Code that draws figures:
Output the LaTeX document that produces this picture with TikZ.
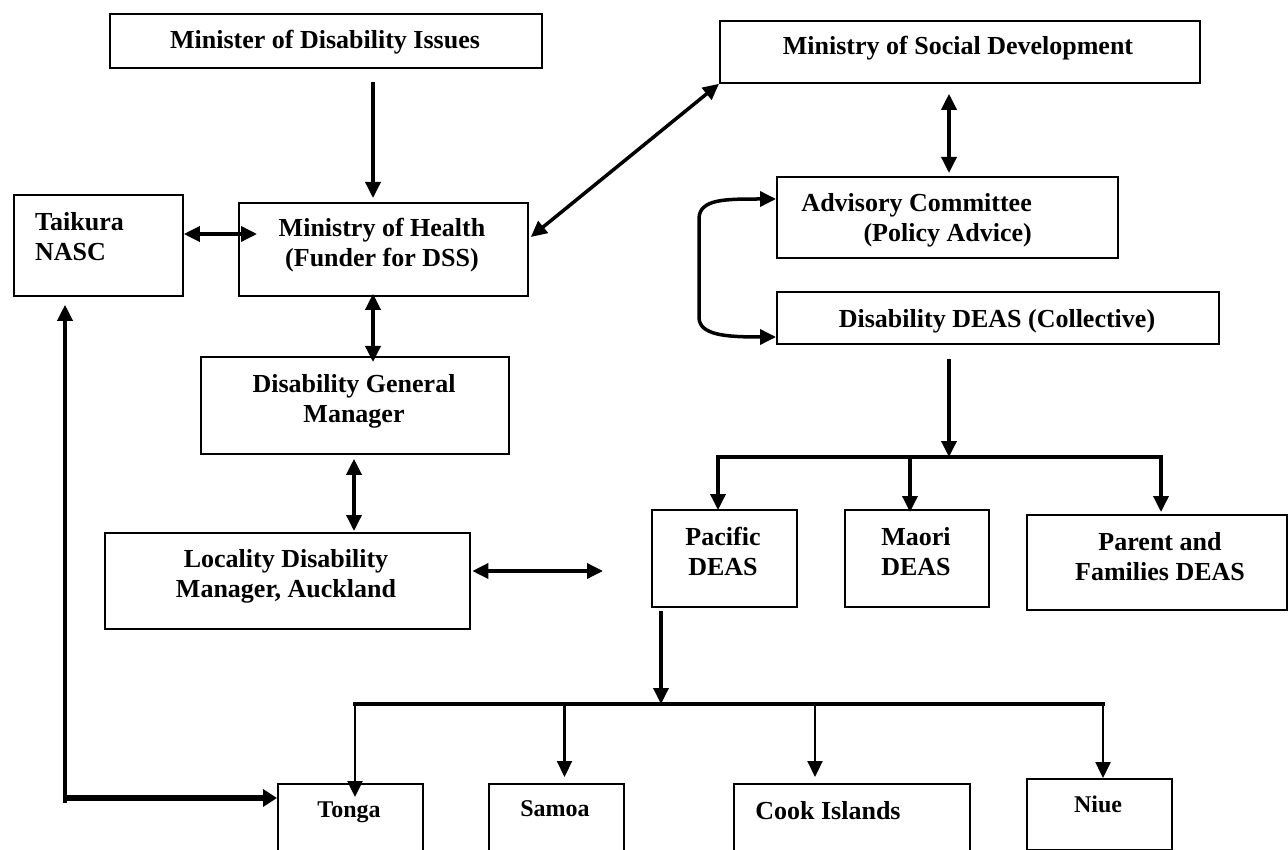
\documentclass[tikz,border=0pt]{standalone}
\usepackage{fontspec}
\setmainfont{Liberation Serif}
\usetikzlibrary{arrows.meta,calc}
\begin{document}
\begin{tikzpicture}[x=1pt,y=-1pt,
  box/.style={draw, line width=1.8pt, rectangle, inner sep=0pt, anchor=north west},
  txt/.style={font=\fontsize{26}{30}\selectfont\bfseries, inner sep=0pt, align=center},
  stxt/.style={font=\fontsize{24}{28}\selectfont\bfseries, inner sep=0pt, align=center},
  tip/.style={-{Triangle[length=16pt,width=15pt]}},
  both/.style={{Triangle[length=16pt,width=15pt]}-{Triangle[length=16pt,width=15pt]}},
  conn/.style={line width=3.5pt},
  busline/.style={line width=4.5pt, line cap=rect}
  ]
\useasboundingbox (0,0) rectangle (1288,850);
\clip (0,0) rectangle (1288,850);
\fill[white] (0,0) rectangle (1288,850);

% boxes
\node[box, minimum width=432pt, minimum height=54pt] (min) at (109,13) {};
\node[box, minimum width=480pt, minimum height=62pt] (msd) at (719,20) {};
\node[box, minimum width=169pt, minimum height=101pt] (tai) at (13,194) {};
\node[box, minimum width=289pt, minimum height=93pt] (moh) at (238,202) {};
\node[box, minimum width=341pt, minimum height=81pt] (adv) at (776,176) {};
\node[box, minimum width=442pt, minimum height=52pt] (dea) at (776,291) {};
\node[box, minimum width=308pt, minimum height=97pt] (dgm) at (200,356) {};
\node[box, minimum width=365pt, minimum height=96pt] (ldm) at (104,532) {};
\node[box, minimum width=145pt, minimum height=97pt] (pac) at (651,509) {};
\node[box, minimum width=144pt, minimum height=97pt] (mao) at (844,509) {};
\node[box, minimum width=260pt, minimum height=95pt] (par) at (1026,514) {};
\node[box, minimum width=145pt, minimum height=120pt] (ton) at (277,783) {};
\node[box, minimum width=135pt, minimum height=120pt] (sam) at (488,783) {};
\node[box, minimum width=236pt, minimum height=120pt] (coo) at (733,783) {};
\node[box, minimum width=145pt, minimum height=71pt] (niu) at (1026,778) {};

% texts (multi-line nodes: base = last line's baseline)
\node[txt, anchor=base] (mint) at (325,49) {Minister of Disability Issues};
\node[txt, anchor=base] (msdt) at (958,55) {Ministry of Social Development};
\node[txt, anchor=base west, align=left] (tait) at (35,261) {Taikura\\NASC};
\node[txt, anchor=base] (moht) at (382,267) {Ministry of Health\\(Funder for DSS)};
\node[txt, anchor=base east, align=right] (advt) at (1032,242) {Advisory Committee\\(Policy Advice)};
\node[txt, anchor=base] (deat) at (997,327) {Disability DEAS (Collective)};
\node[txt, anchor=base] (dgmt) at (354,422) {Disability General\\Manager};
\node[txt, anchor=base] (ldmt) at (286,597) {Locality Disability\\Manager, Auckland};
\node[txt, anchor=base] (pact) at (723,575) {Pacific\\DEAS};
\node[txt, anchor=base] (maot) at (916,575) {Maori\\DEAS};
\node[txt, anchor=base] (part) at (1160,580) {Parent and\\Families DEAS};
\node[stxt, anchor=base] (tont) at (349,817) {Tonga};
\node[stxt, anchor=base] (samt) at (555,816) {Samoa};
\node[txt, anchor=base] (coot) at (828,819) {Cook Islands};
\node[stxt, anchor=base] (niut) at (1098,812) {Niue};

% connectors
\draw[conn, tip] ($(min.south west)+(264,13)$) -- ($(moh.north west)+(135,-4)$);
\draw[conn, both] ($(tai.north east)+(0,40)$) -- ($(moh.north west)+(19,32)$);
\draw[conn, both] ($(moh.north east)+(2,35)$) -- (msd.south west);
\draw[conn, both] ($(moh.south west)+(135,-3)$) -- ($(dgm.north west)+(173,6)$);
\draw[conn, both] ($(dgm.south west)+(154,4)$) -- ($(ldm.north west)+(250,-1)$);
\coordinate (ldmend) at (603,571);
\draw[conn, both] ($(ldm.north east)+(1.5,39)$) -- (ldmend);
\draw[conn, both] ($(msd.south west)+(230,10)$) -- ($(adv.north west)+(173,-3)$);
\draw[conn, both] ($(adv.north west)+(0,23)$) .. controls (725,199) and (700,199) .. (699,218)
   -- (699,318) .. controls (700,335) and (725,337) .. ($(dea.north west)+(0,46)$);

\coordinate (jl) at (718,457);
\coordinate (jm) at (910,457);
\coordinate (jc) at (949,457);
\coordinate (jr) at (1161,457);
\draw[conn, tip] ($(dea.south west)+(173,14)$) -- (jc);
\draw[busline] (jl) -- (jr);
\draw[conn, tip] (jl) -- ($(pac.north west)+(67,1)$);
\draw[conn, tip] (jm) -- ($(mao.north west)+(66,3)$);
\draw[conn, tip] (jr) -- ($(par.north west)+(135,-2)$);

\coordinate (k1) at (355,704);
\coordinate (k2) at (564.5,704);
\coordinate (k3) at (815,702);
\coordinate (kc) at (661,704);
\coordinate (k4) at (1103,704);
\draw[conn, tip] ($(pac.south west)+(10,3)$) -- (kc);
\draw[busline] (k1) -- (k4);
\draw[line width=2.5pt, tip] (k1) -- ($(ton.north west)+(78,14)$);
\draw[line width=2.2pt, tip] (k2) -- ($(sam.north west)+(76.5,-6)$);
\draw[line width=2.2pt, tip] (k3) -- ($(coo.north west)+(82,-6)$);
\draw[line width=2.5pt, tip] (k4) -- ($(niu.north west)+(77,0)$);

\coordinate (lb) at (65,803);
\draw[conn, tip] (lb) -- ($(tai.south west)+(52,8)$);
\draw[line width=5.5pt, -{Triangle[length=14pt,width=17pt]}] ($(lb)+(-1.75,-5)$) -- ($(ton.north west)+(0,15)$);
\end{tikzpicture}
\end{document}
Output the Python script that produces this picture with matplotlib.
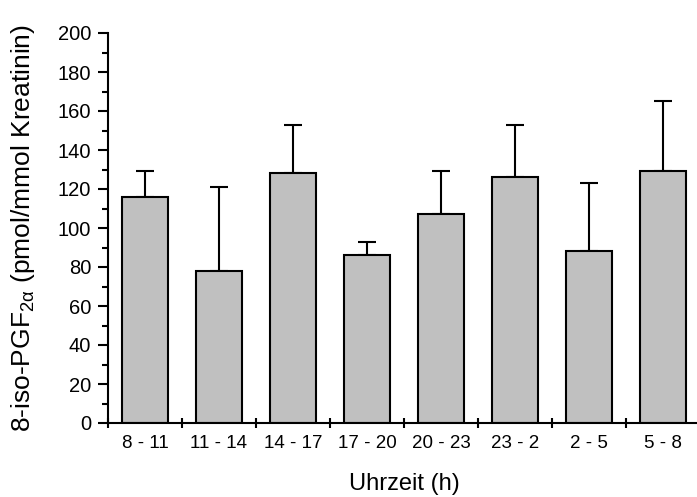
import numpy as np
import matplotlib
matplotlib.use("Agg")
from matplotlib import pyplot as plt
from matplotlib.ticker import MultipleLocator

plt.rcParams['font.family'] = ['Liberation Sans', 'DejaVu Sans']
plt.rcParams['mathtext.fontset'] = 'custom'
plt.rcParams['mathtext.rm'] = 'Liberation Sans'
plt.rcParams['mathtext.it'] = 'Liberation Sans:italic'

# Time windows and measured values
zeiten = ['8 - 11', '11 - 14', '14 - 17', '17 - 20', '20 - 23', '23 - 2', '2 - 5', '5 - 8']
mittelwert = [116, 78, 128, 86, 107, 126, 88, 129]
fehler = [13, 43, 25, 7, 22, 27, 35, 36]

fig = plt.figure(figsize=(6.97, 4.97), dpi=100)
ax = fig.add_axes([108 / 697, 74 / 497, 592 / 697, 390 / 497])

x = np.arange(len(zeiten))
ax.bar(x, mittelwert, width=0.61, color='#c0c0c0', edgecolor='black', linewidth=1.5, zorder=2)
ax.errorbar(x, mittelwert, yerr=[np.zeros(len(fehler)), fehler], fmt='none',
            ecolor='black', elinewidth=1.5, capsize=6.5, capthick=1.5, zorder=1)

ax.set_xlim(-0.5, len(zeiten) - 0.5)
ax.set_ylim(0, 200)
ax.spines['top'].set_visible(False)
ax.spines['right'].set_visible(False)
ax.spines['left'].set_linewidth(1.5)
ax.spines['bottom'].set_linewidth(1.5)

# y axis: major every 20, minor every 10
ax.yaxis.set_major_locator(MultipleLocator(20))
ax.yaxis.set_minor_locator(MultipleLocator(10))
ax.tick_params(axis='y', which='major', length=7, width=1.5, labelsize=14.5, pad=5)
ax.tick_params(axis='y', which='minor', length=4.5, width=1.5)

# x axis: ticks between the bars, labels centred under them
ax.set_xticks(np.arange(len(zeiten) + 1) - 0.5)
ax.set_xticklabels([])
ax.set_xticks(x, minor=True)
ax.set_xticklabels(zeiten, minor=True)
ax.tick_params(axis='x', which='major', direction='inout', length=7, width=1.5)
ax.tick_params(axis='x', which='minor', length=0, labelsize=13.5, pad=9)

ax.set_xlabel('Uhrzeit (h)', fontsize=17, labelpad=15)
ax.set_ylabel(r'8-iso-PGF$_{\mathrm{2α}}$ (pmol/mmol Kreatinin)', fontsize=19, labelpad=15)

fig.savefig('out.png', dpi=100)
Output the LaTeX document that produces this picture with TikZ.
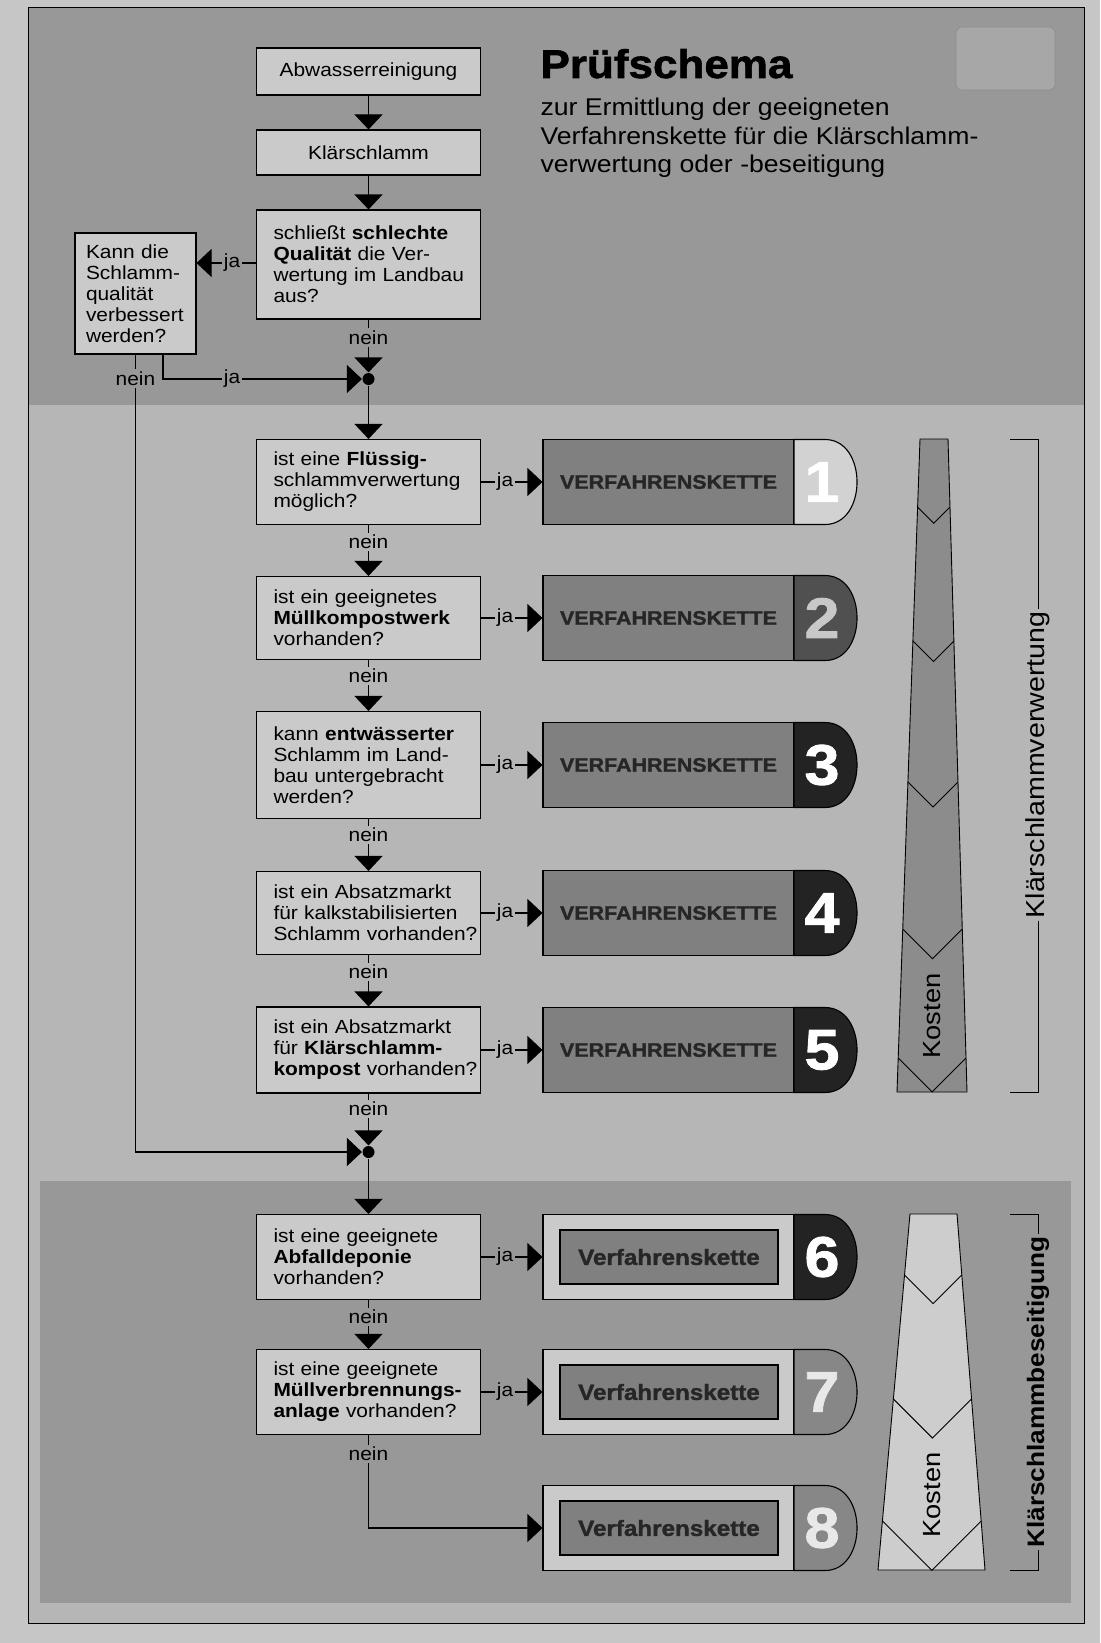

• Your task
Which lines include the word "matplotlib"? Copy every one of them.

• Exercise output
Output the Python script that produces this picture with matplotlib.
import matplotlib
matplotlib.use("Agg")
from matplotlib import pyplot as plt
from matplotlib.ticker import MultipleLocator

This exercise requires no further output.